Given information:
● ● ●
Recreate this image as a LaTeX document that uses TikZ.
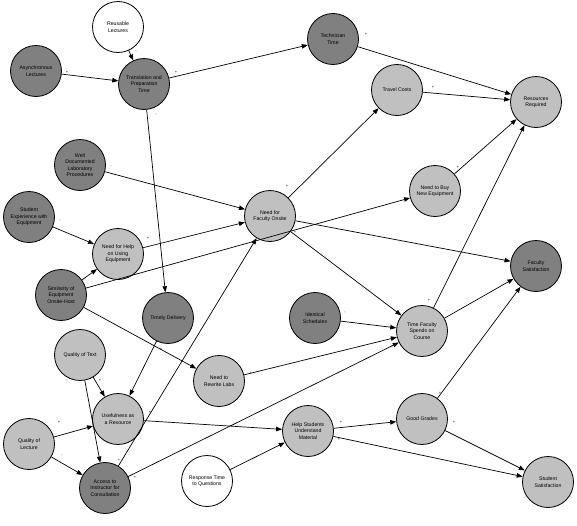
\documentclass[tikz,border=0pt]{standalone}
\usepackage{fontspec}
\setmainfont{Liberation Sans}
\usetikzlibrary{arrows.meta}
\definecolor{darkfill}{RGB}{128,128,128}
\definecolor{lightfill}{RGB}{192,192,192}
\begin{document}
\begin{tikzpicture}[x=1pt,y=-1pt,
  var/.style={circle,draw=black,line width=0.8pt,minimum size=51pt,inner sep=0pt,align=center,font=\fontsize{5.2}{6.5}\selectfont},
  dk/.style={var,fill=darkfill},
  lt/.style={var,fill=lightfill},
  wh/.style={var,fill=white},
  e/.style={line width=0.7pt,-{Triangle[length=6pt,width=4.5pt]}},
  lab/.style={font=\fontsize{4}{4}\selectfont,inner sep=0pt}]
\useasboundingbox (0,0) rectangle (577,525);
\node[wh] (reu) at (118,27) {Reusable\\Lectures};
\node[dk] (asy) at (36,71) {Asynchronous\\Lectures};
\node[dk] (tra) at (144,84) {Translation and\\Preparation\\Time};
\node[dk] (tec) at (333,39) {Technician\\Time};
\node[lt] (trv) at (397,90) {Travel Costs};
\node[lt] (res) at (536,102) {Resources\\Required};
\node[dk] (wel) at (80,165) {Well\\Documented\\Laboratory\\Procedures};
\node[lt] (nfo) at (270,216) {Need for\\Faculty Onsite};
\node[lt] (buy) at (435,191) {Need to Buy\\New Equipment};
\node[dk] (sex) at (29,217) {Student\\Experience with\\Equipment};
\node[lt] (nfh) at (118,254) {Need for Help\\on Using\\Equipment};
\node[dk] (fsat) at (536,266) {Faculty\\Satisfaction};
\node[dk] (sim) at (61,295) {Similarity of\\Equipment\\Onsite-Host};
\node[dk] (tdl) at (168,318) {Timely Delivery};
\node[dk] (ids) at (315,318) {Identical\\Schedules};
\node[lt] (tfs) at (422,331) {Time Faculty\\Spends on\\Course};
\node[lt] (qt) at (80,355) {Quality of Text};
\node[lt] (ntr) at (219,381) {Need to\\Rewrite Labs};
\node[lt] (use) at (118,419) {Usefulness as\\a Resource};
\node[lt] (ql) at (29,444) {Quality of\\Lecture};
\node[lt] (hsu) at (308,431) {Help Students\\Understand\\Material};
\node[lt] (gg) at (422,419) {Good Grades};
\node[dk] (acc) at (105,488) {Access to\\Instructor for\\Consultation};
\node[wh] (rtq) at (207,481) {Response Time\\to Questions};
\node[lt] (ssat) at (548,482) {Student\\Satisfaction};

\draw[e] (reu) -- (tra) node[lab] at (136,52) {-};
\draw[e] (asy) -- (tra) node[lab] at (67,72) {+};
\draw[e] (tra) -- (tec) node[lab] at (176,72) {+};
\draw[e] (tra) -- (tdl) node[lab] at (156,115) {-};
\draw[e] (tec) -- (res) node[lab] at (366,34) {+};
\draw[e] (trv) -- (res) node[lab] at (433,87) {+};
\draw[e] (buy) -- (res) node[lab] at (458,167) {+};
\draw[e] (tfs) -- (res) node[lab] at (429,300) {+};
\draw[e] (nfo) -- (trv) node[lab] at (287,186) {+};
\draw[e] (wel) -- (nfo) node[lab] at (111,167) {-};
\draw[e] (nfh) -- (nfo) node[lab] at (148,238) {+};
\draw[e] (acc) -- (nfo) node[lab] at (119,460) {+};
\draw[e] (sim) -- (buy) node[lab] at (88,285) {-};
\draw[e] (sim) -- (nfh) node[lab] at (85,280) {-};
\draw[e] (sim) -- (ntr) node[lab] at (84,309) {-};
\draw[e] (sex) -- (nfh) node[lab] at (60,221) {-};
\draw[e] (nfo) -- (fsat) node[lab] at (301,218) {-};
\draw[e] (nfo) -- (tfs) node[lab] at (295,232) {+};
\draw[e] (tdl) -- (use) node[lab] at (161,349) {+};
\draw[e] (ids) -- (tfs) node[lab] at (345,313) {-};
\draw[e] (ntr) -- (tfs) node[lab] at (251,373) {+};
\draw[e] (acc) -- (tfs) node[lab] at (135,477) {+};
\draw[e] (tfs) -- (fsat) node[lab] at (447,312) {-};
\draw[e] (gg) -- (fsat) node[lab] at (440,393) {+};
\draw[e] (gg) -- (ssat) node[lab] at (454,422) {+};
\draw[e] (hsu) -- (gg) node[lab] at (341,422) {+};
\draw[e] (hsu) -- (ssat) node[lab] at (339,439) {+};
\draw[e] (rtq) -- (hsu) node[lab] at (232,464) {-};
\draw[e] (use) -- (hsu) node[lab] at (150,412) {+};
\draw[e] (qt) -- (use) node[lab] at (100,380) {+};
\draw[e] (qt) -- (acc) node[lab] at (67,381) {-};
\draw[e] (ql) -- (use) node[lab] at (59,422) {+};
\draw[e] (ql) -- (acc) node[lab] at (62,456) {-};
\end{tikzpicture}
\end{document}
● ● ●
Take the listing and print it again exactly, but without any pictures.

Reply:
Recreate this image as a LaTeX document that uses TikZ.
\documentclass[tikz,border=0pt]{standalone}
\usepackage{fontspec}
\setmainfont{Liberation Sans}
\usetikzlibrary{arrows.meta}
\definecolor{darkfill}{RGB}{128,128,128}
\definecolor{lightfill}{RGB}{192,192,192}
\begin{document}
\begin{tikzpicture}[x=1pt,y=-1pt,
  var/.style={circle,draw=black,line width=0.8pt,minimum size=51pt,inner sep=0pt,align=center,font=\fontsize{5.2}{6.5}\selectfont},
  dk/.style={var,fill=darkfill},
  lt/.style={var,fill=lightfill},
  wh/.style={var,fill=white},
  e/.style={line width=0.7pt,-{Triangle[length=6pt,width=4.5pt]}},
  lab/.style={font=\fontsize{4}{4}\selectfont,inner sep=0pt}]
\useasboundingbox (0,0) rectangle (577,525);
\node[wh] (reu) at (118,27) {Reusable\\Lectures};
\node[dk] (asy) at (36,71) {Asynchronous\\Lectures};
\node[dk] (tra) at (144,84) {Translation and\\Preparation\\Time};
\node[dk] (tec) at (333,39) {Technician\\Time};
\node[lt] (trv) at (397,90) {Travel Costs};
\node[lt] (res) at (536,102) {Resources\\Required};
\node[dk] (wel) at (80,165) {Well\\Documented\\Laboratory\\Procedures};
\node[lt] (nfo) at (270,216) {Need for\\Faculty Onsite};
\node[lt] (buy) at (435,191) {Need to Buy\\New Equipment};
\node[dk] (sex) at (29,217) {Student\\Experience with\\Equipment};
\node[lt] (nfh) at (118,254) {Need for Help\\on Using\\Equipment};
\node[dk] (fsat) at (536,266) {Faculty\\Satisfaction};
\node[dk] (sim) at (61,295) {Similarity of\\Equipment\\Onsite-Host};
\node[dk] (tdl) at (168,318) {Timely Delivery};
\node[dk] (ids) at (315,318) {Identical\\Schedules};
\node[lt] (tfs) at (422,331) {Time Faculty\\Spends on\\Course};
\node[lt] (qt) at (80,355) {Quality of Text};
\node[lt] (ntr) at (219,381) {Need to\\Rewrite Labs};
\node[lt] (use) at (118,419) {Usefulness as\\a Resource};
\node[lt] (ql) at (29,444) {Quality of\\Lecture};
\node[lt] (hsu) at (308,431) {Help Students\\Understand\\Material};
\node[lt] (gg) at (422,419) {Good Grades};
\node[dk] (acc) at (105,488) {Access to\\Instructor for\\Consultation};
\node[wh] (rtq) at (207,481) {Response Time\\to Questions};
\node[lt] (ssat) at (548,482) {Student\\Satisfaction};

\draw[e] (reu) -- (tra) node[lab] at (136,52) {-};
\draw[e] (asy) -- (tra) node[lab] at (67,72) {+};
\draw[e] (tra) -- (tec) node[lab] at (176,72) {+};
\draw[e] (tra) -- (tdl) node[lab] at (156,115) {-};
\draw[e] (tec) -- (res) node[lab] at (366,34) {+};
\draw[e] (trv) -- (res) node[lab] at (433,87) {+};
\draw[e] (buy) -- (res) node[lab] at (458,167) {+};
\draw[e] (tfs) -- (res) node[lab] at (429,300) {+};
\draw[e] (nfo) -- (trv) node[lab] at (287,186) {+};
\draw[e] (wel) -- (nfo) node[lab] at (111,167) {-};
\draw[e] (nfh) -- (nfo) node[lab] at (148,238) {+};
\draw[e] (acc) -- (nfo) node[lab] at (119,460) {+};
\draw[e] (sim) -- (buy) node[lab] at (88,285) {-};
\draw[e] (sim) -- (nfh) node[lab] at (85,280) {-};
\draw[e] (sim) -- (ntr) node[lab] at (84,309) {-};
\draw[e] (sex) -- (nfh) node[lab] at (60,221) {-};
\draw[e] (nfo) -- (fsat) node[lab] at (301,218) {-};
\draw[e] (nfo) -- (tfs) node[lab] at (295,232) {+};
\draw[e] (tdl) -- (use) node[lab] at (161,349) {+};
\draw[e] (ids) -- (tfs) node[lab] at (345,313) {-};
\draw[e] (ntr) -- (tfs) node[lab] at (251,373) {+};
\draw[e] (acc) -- (tfs) node[lab] at (135,477) {+};
\draw[e] (tfs) -- (fsat) node[lab] at (447,312) {-};
\draw[e] (gg) -- (fsat) node[lab] at (440,393) {+};
\draw[e] (gg) -- (ssat) node[lab] at (454,422) {+};
\draw[e] (hsu) -- (gg) node[lab] at (341,422) {+};
\draw[e] (hsu) -- (ssat) node[lab] at (339,439) {+};
\draw[e] (rtq) -- (hsu) node[lab] at (232,464) {-};
\draw[e] (use) -- (hsu) node[lab] at (150,412) {+};
\draw[e] (qt) -- (use) node[lab] at (100,380) {+};
\draw[e] (qt) -- (acc) node[lab] at (67,381) {-};
\draw[e] (ql) -- (use) node[lab] at (59,422) {+};
\draw[e] (ql) -- (acc) node[lab] at (62,456) {-};
\end{tikzpicture}
\end{document}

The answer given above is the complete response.